In addition, flood insurance may also include optional coverage options, such as:
Increased cost of compliance coverage: This provides coverage for the cost of complying with local floodplain management ordinances or regulations following a flood.
Replacement cost coverage: This provides coverage for the full cost of replacing damaged items, rather than just their current value.
Umbrella liability insurance provides additional liability coverage beyond the limits of a standard insurance policy, such as homeowners or auto insurance. It is designed to protect individuals and their assets from financial losses resulting from lawsuits or other legal claims against them that exceed the limits of their standard insurance policies.
For example, if a person is found liable for a car accident and the damages exceed the limits of their auto insurance policy, umbrella liability insurance can provide additional coverage to help pay for the damages.
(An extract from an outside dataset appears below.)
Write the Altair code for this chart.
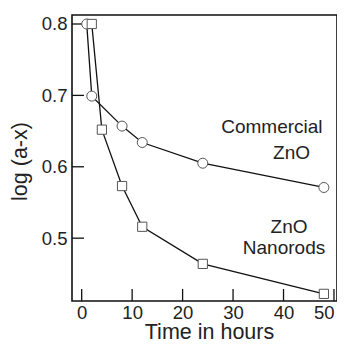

Similarly, if a person is sued for injuries sustained on their property, such as a visitor’s accident in a swimming pool or on a trampoline, and the damages exceed the limits of their homeowners insurance policy, umbrella liability insurance can provide additional coverage.
To make sure that there is no gap in coverage, the umbrella insurance company will specify the minimum coverages that the homeowners and auto liability policies must have.
Umbrella liability insurance typically provides coverage for a wide range of liabilities, including bodily injury, property damage, libel and slander, and other types of personal injury claims. It can also provide coverage for legal defense costs, which can be significant even if a claim is ultimately unsuccessful.